Now that the end of the summer is quickly approaching, many parents will be preparing to send their children off to pursue a post secondary education. Funding of these needs can basically come from any combination of 3 sources: 1) Savings – RESPs, trust accounts or otherwise 2) Loans – either government or from another source or 3) Current/Future cash flow that usually comes from parents or students employment income throughout the year.
The options utilized usually are determined by one’s personal circumstances. Having said that, as a result of the matching government contributions and income splitting opportunities present in RESPs, most individuals that have the foresight to plan for their children’s education utilize RESPs as one of their key solutions.

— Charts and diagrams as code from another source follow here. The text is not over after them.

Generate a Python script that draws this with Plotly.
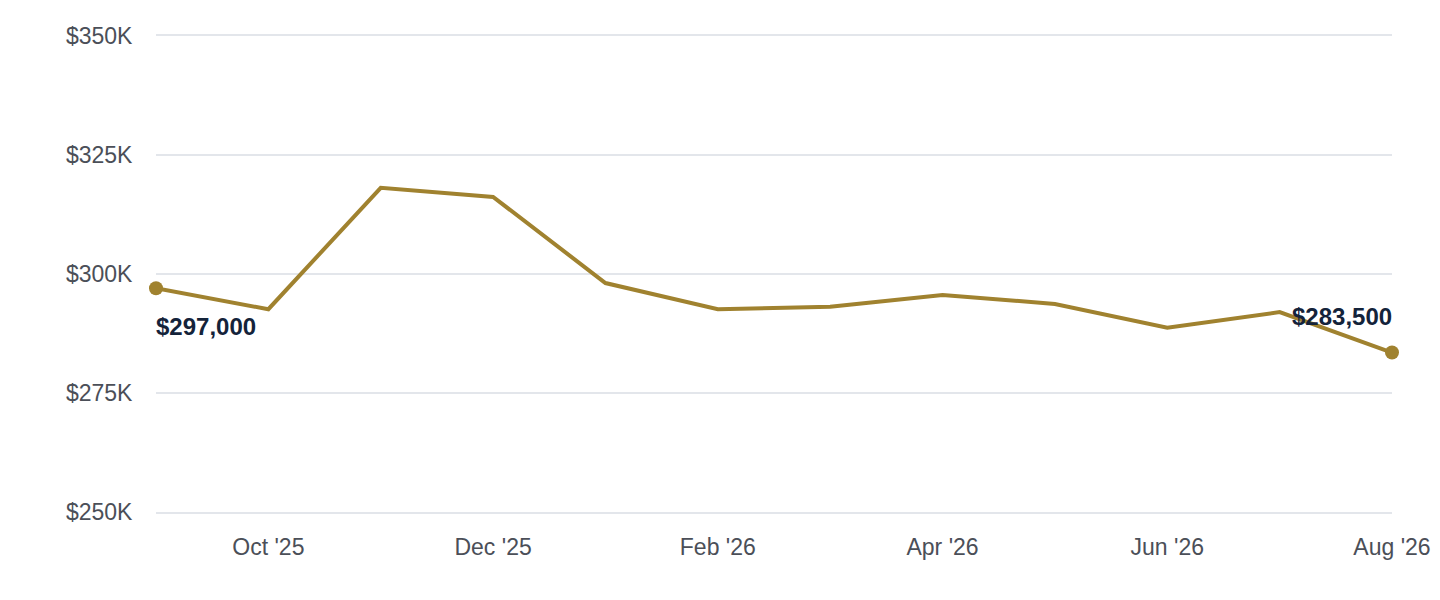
import plotly.graph_objects as go

# monthly values, Sep '25 .. Aug '26 (evenly spaced months)
months = ["Sep '25", "Oct '25", "Nov '25", "Dec '25", "Jan '26", "Feb '26",
          "Mar '26", "Apr '26", "May '26", "Jun '26", "Jul '26", "Aug '26"]
values = [297000, 292600, 318100, 316200, 298100, 292600,
          293100, 295600, 293700, 288700, 292000, 283500]

tick_labels = ["Oct '25", "Dec '25", "Feb '26", "Apr '26", "Jun '26", "Aug '26"]
y_ticks = [250000, 275000, 300000, 325000, 350000]
y_text = ["$250K", "$275K", "$300K", "$325K", "$350K"]

gold = "#A0822F"
grid = "#E3E6EB"

fig = go.Figure()
fig.add_trace(go.Scatter(x=months, y=values, mode="lines", cliponaxis=False,
                         line=dict(color=gold, width=4), hoverinfo="skip"))
# endpoint markers
fig.add_trace(go.Scatter(x=[months[0], months[-1]], y=[values[0], values[-1]], mode="markers",
                         cliponaxis=False, marker=dict(color=gold, size=14), hoverinfo="skip"))

fig.add_annotation(x=months[0], y=values[0], text="<b>$297,000</b>", showarrow=False,
                   xanchor="left", yanchor="top", yshift=-23, xshift=-2,
                   font=dict(size=24, color="#14233A"))
fig.add_annotation(x=months[-1], y=values[-1], text="<b>$283,500</b>", showarrow=False,
                   xanchor="right", yanchor="bottom", yshift=21, xshift=2,
                   font=dict(size=24, color="#14233A"))

# page body has an 8px margin, so the figure is a bit smaller than the window
fig.update_layout(
    width=1432, height=584,
    margin=dict(l=148, r=48, t=28, b=80),
    paper_bgcolor="white", plot_bgcolor="white",
    showlegend=False,
    font=dict(family="Liberation Sans, Arial, sans-serif", size=23, color="#4B4F58"),
    xaxis=dict(type="category", range=[0, len(months) - 1],
               tickvals=tick_labels, ticktext=tick_labels,
               showgrid=False, zeroline=False, showline=True, mirror=True,
               linecolor=grid, linewidth=1.5, automargin=False,
               ticks="outside", ticklen=14, tickcolor="rgba(0,0,0,0)"),
    yaxis=dict(range=[250000, 350000], tickvals=y_ticks, ticktext=y_text,
               showgrid=True, gridcolor=grid, gridwidth=1.5, zeroline=False,
               ticks="outside", ticklen=18, tickcolor="rgba(0,0,0,0)"),
)

fig.write_html("out.html")
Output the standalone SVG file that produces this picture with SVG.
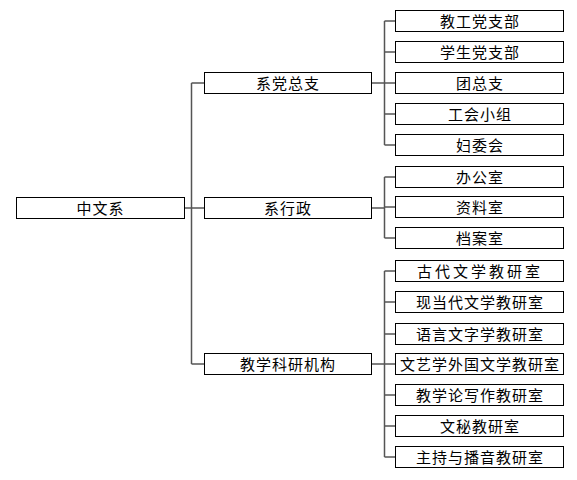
<svg xmlns="http://www.w3.org/2000/svg" width="577" height="480" viewBox="0 0 577 480">
<style>
.b{fill:#fff;stroke:#000;stroke-width:1}
.t{font-family:"Noto Sans CJK SC","Noto Sans CJK TC",sans-serif;font-size:15px;fill:#000;text-anchor:middle;letter-spacing:1px}
.c{fill:none;stroke:#555;stroke-width:1.5}
</style>
<rect width="577" height="480" fill="#fff"/>
<g id="connectors" class="c">
<path d="M184.5,208 H191.5 M191.5,83 V364 M191.5,83 H204.5 M191.5,208 H204.5 M191.5,364 H204.5"/>
<path d="M371.5,83 H384.5 M384.5,21 V145 M384.5,21 H395.5 M384.5,52 H395.5 M384.5,83 H395.5 M384.5,114 H395.5 M384.5,145 H395.5"/>
<path d="M371.5,208 H384.5 M384.5,177 V238 M384.5,177 H395.5 M384.5,207 H395.5 M384.5,238 H395.5"/>
<path d="M371.5,364 H384.5 M384.5,271 V457 M384.5,271 H395.5 M384.5,302 H395.5 M384.5,334 H395.5 M384.5,364 H395.5 M384.5,395 H395.5 M384.5,426 H395.5 M384.5,457 H395.5"/>
</g>
<g id="n-root"><rect class="b" x="16.5" y="197.5" width="168" height="21"/><text class="t" x="100.5" y="214">中文系</text></g>
<g id="n-dangzongzhi"><rect class="b" x="204.5" y="72.5" width="167" height="21"/><text class="t" x="288" y="89">系党总支</text></g>
<g id="n-xingzheng"><rect class="b" x="204.5" y="197.5" width="167" height="21"/><text class="t" x="288" y="214">系行政</text></g>
<g id="n-jiaoxue"><rect class="b" x="204.5" y="353.5" width="167" height="21"/><text class="t" x="288" y="370">教学科研机构</text></g>
<g id="n-1"><rect class="b" x="395.5" y="10.5" width="168" height="21"/><text class="t" x="480" y="27">教工党支部</text></g>
<g id="n-2"><rect class="b" x="395.5" y="41.5" width="168" height="21"/><text class="t" x="480" y="58">学生党支部</text></g>
<g id="n-3"><rect class="b" x="395.5" y="72.5" width="168" height="21"/><text class="t" x="480" y="89">团总支</text></g>
<g id="n-4"><rect class="b" x="395.5" y="103.5" width="168" height="21"/><text class="t" x="480" y="120">工会小组</text></g>
<g id="n-5"><rect class="b" x="395.5" y="134.5" width="168" height="21"/><text class="t" x="480" y="151">妇委会</text></g>
<g id="n-6"><rect class="b" x="395.5" y="166.5" width="168" height="21"/><text class="t" x="480" y="183">办公室</text></g>
<g id="n-7"><rect class="b" x="395.5" y="196.5" width="168" height="21"/><text class="t" x="480" y="213">资料室</text></g>
<g id="n-8"><rect class="b" x="395.5" y="227.5" width="168" height="21"/><text class="t" x="480" y="244">档案室</text></g>
<g id="n-9"><rect class="b" x="395.5" y="260.5" width="168" height="21"/><text class="t" x="480" y="277" style="letter-spacing:3px">古代文学教研室</text></g>
<g id="n-10"><rect class="b" x="395.5" y="291.5" width="168" height="21"/><text class="t" x="480" y="308">现当代文学教研室</text></g>
<g id="n-11"><rect class="b" x="395.5" y="323.5" width="168" height="21"/><text class="t" x="480" y="340">语言文字学教研室</text></g>
<g id="n-12"><rect class="b" x="395.5" y="353.5" width="168" height="21"/><text class="t" x="480" y="370">文艺学外国文学教研室</text></g>
<g id="n-13"><rect class="b" x="395.5" y="384.5" width="168" height="21"/><text class="t" x="480" y="401">教学论写作教研室</text></g>
<g id="n-14"><rect class="b" x="395.5" y="415.5" width="168" height="21"/><text class="t" x="480" y="432">文秘教研室</text></g>
<g id="n-15"><rect class="b" x="395.5" y="446.5" width="168" height="21"/><text class="t" x="480" y="463">主持与播音教研室</text></g>
</svg>
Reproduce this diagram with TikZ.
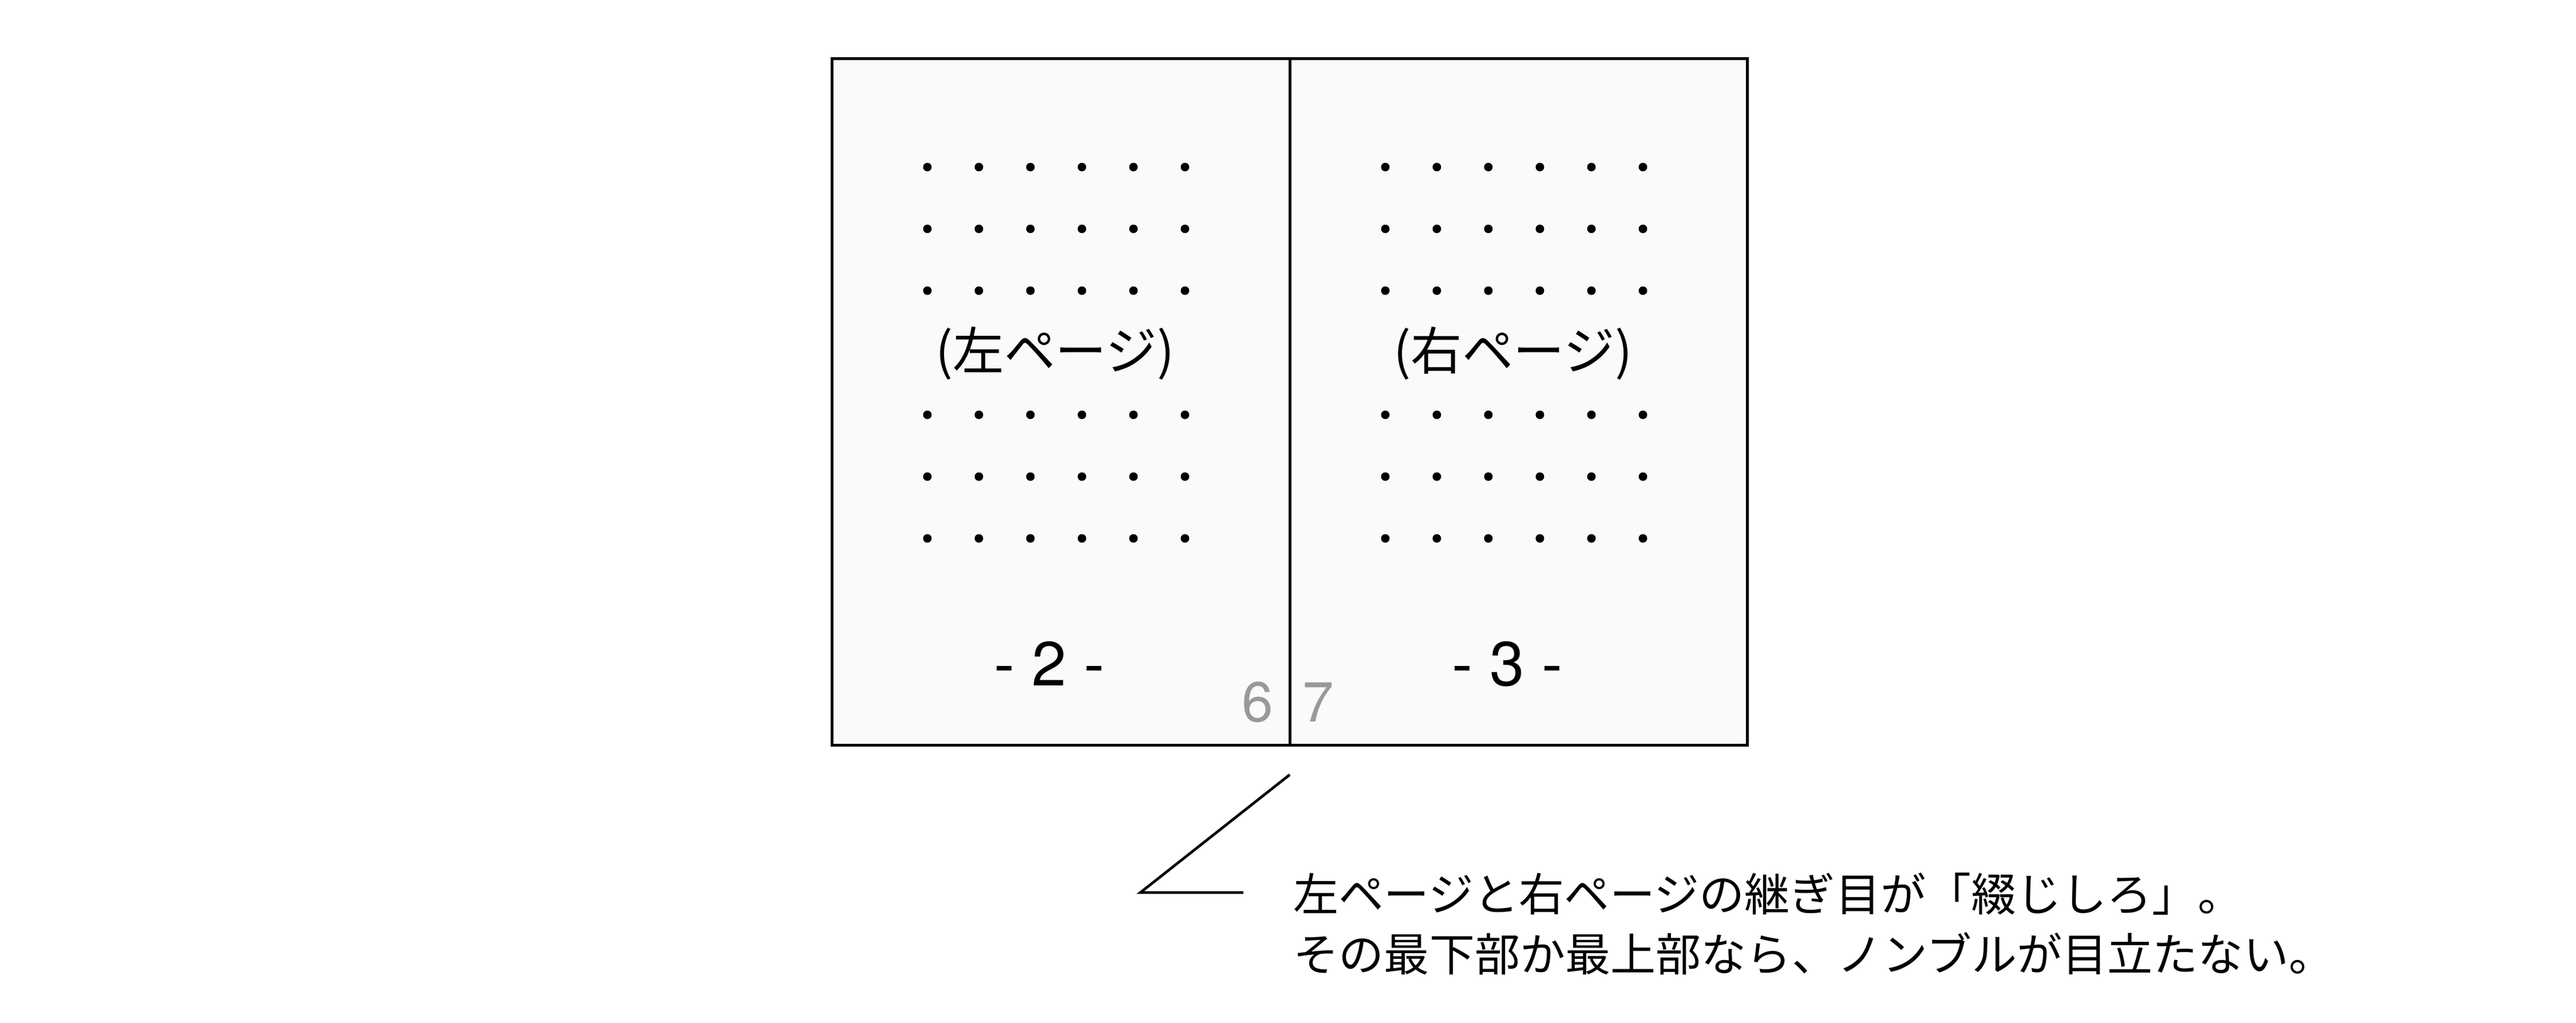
\documentclass[tikz,border=0pt]{standalone}
\usepackage{fontspec}
\setmainfont{TeX Gyre Heros}
\newfontfamily\jpfont{Noto Sans CJK JP}
\usetikzlibrary{positioning}
\definecolor{pagefill}{HTML}{FAFAFA}
\definecolor{foliogray}{HTML}{999999}

\begin{document}
\begin{tikzpicture}[x=0.01cm, y=-0.01cm,
  page/.style={draw=black, line width=0.05cm, fill=pagefill},
  title node/.style={font=\jpfont\fontsize{25.5}{30}\selectfont, inner sep=0pt},
  number node/.style={font=\fontsize{31}{36}\selectfont, inner sep=0pt, anchor=base},
  folio node/.style={font=\fontsize{28}{32}\selectfont, text=foliogray, inner sep=0pt, anchor=base},
  note node/.style={font=\jpfont\fontsize{22.5}{29.6}\selectfont, align=left, inner sep=0pt, anchor=base west},
  leader/.style={draw=black, line width=0.046cm}]
\useasboundingbox (0,0) rectangle (4500,1787);
% spread
\draw[page] (1453,102) rectangle (2253,1302);
\draw[page] (2253,102) rectangle (3052,1302);
% text lines
\foreach \y in {292,400,508,725,833,941}{
  \foreach \x in {1620,1710,...,2070} \fill (\x,\y) circle[radius=0.075cm];
  \foreach \x in {2420,2510,...,2870} \fill (\x,\y) circle[radius=0.075cm];
}
\node[title node] (lefttitle) at (1843,618) {(左ページ)};
\node[title node] (righttitle) at (2643,618) {(右ページ)};
\node[number node] (leftnum) at (1833,1198) {- 2 -};
\node[number node] (rightnum) at (2633,1198) {- 3 -};
\node[folio node] (folio6) at (2197,1261) {6};
\node[folio node] (folio7) at (2303,1261) {7};
% note
\node[note node] (note) at (2259,1697) {左ページと右ページの継ぎ目が「綴じしろ」。\\その最下部か最上部なら、ノンブルが目立たない。};
\coordinate (seam) at (2253,1354);
\coordinate (bend) at (1992,1560);
\coordinate (tail) at (2172,1560);
\draw[leader] (seam) -- (bend) -- (tail);
\end{tikzpicture}
\end{document}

While the financial industry has been fairly effective of explaining all of the advantages of contributing to an RESP very little has been communicated about how one can make withdrawals. Consequently, this month’s article will be focusing on how best to make withdrawals from RESPs. Basically, there are 4 types of RESP withdrawals methods available: refund of contributions, education assistance payments (EAPs), accumulatred income payments (AIPs) and payments to a designated educational institution in Canada.
As the name implies, a refund of contributions is simply the subscriber having their principal returned to them. While there are no tax consequences involved in receiving one’s principal, if the beneficiary is not attending a qualifying post secondary educational institution, the government payments associated with that original contributions will have to be returned.
An EAP is an amount paid to a beneficiary from an RESP, including Canadian Education Savings Grants (CESG) and income (but not principal) to help finance the cost of a qualifying post secondary education. During the first 13 weeks of attending a qualifying program full time, a maximum of $5,000 ($2,500 if part time) can be withdrawn in the form of an EAP. After these first 13 weeks, the withdrawals only have to be “reasonable” and are not governed by any maximums. There is also no restriction on how any of the funds can be used. EAP payments are taxable income to the beneficiary (student) and most students pay very little if any taxes at all because of their limited time to work and substantial tax credits for education. Consequently, this is usually the most effective form of withdrawals for students attending a qualifying educational institution.
An AIP is generally a payment made to the original subscriber of an RESP. These payments resulted from the growth that accumulated in the RESP and can only be made if the beneficiary is not going to pursue a qualifying post secondary education and if the subscriber is a Canadian resident. AIPs are fully taxable unless rolled over into an RRSP; assuming that there is sufficient RRSP contribution room. It is however important to note that there is a 20% tax on AIP payments in order for the government to be able to recoup the CESGs that were intended for educational pursuits.
If an RESP has to be collapsed while investment income remains in the plan and the plan does not qualify for an AIP; the remaining funds will need to be paid out to the designated educational institution that was included on the original RESP application. As the proceeds will be going to an educational institution, this institution will be responsible for any potential taxation.
On the surface, withdrawing funds from an RESP seems like a straightforward task, however, this is often not the case. Professional advice should be utilized to ensure that one maximizes the benefits of their RESP while avoiding potential pitfalls.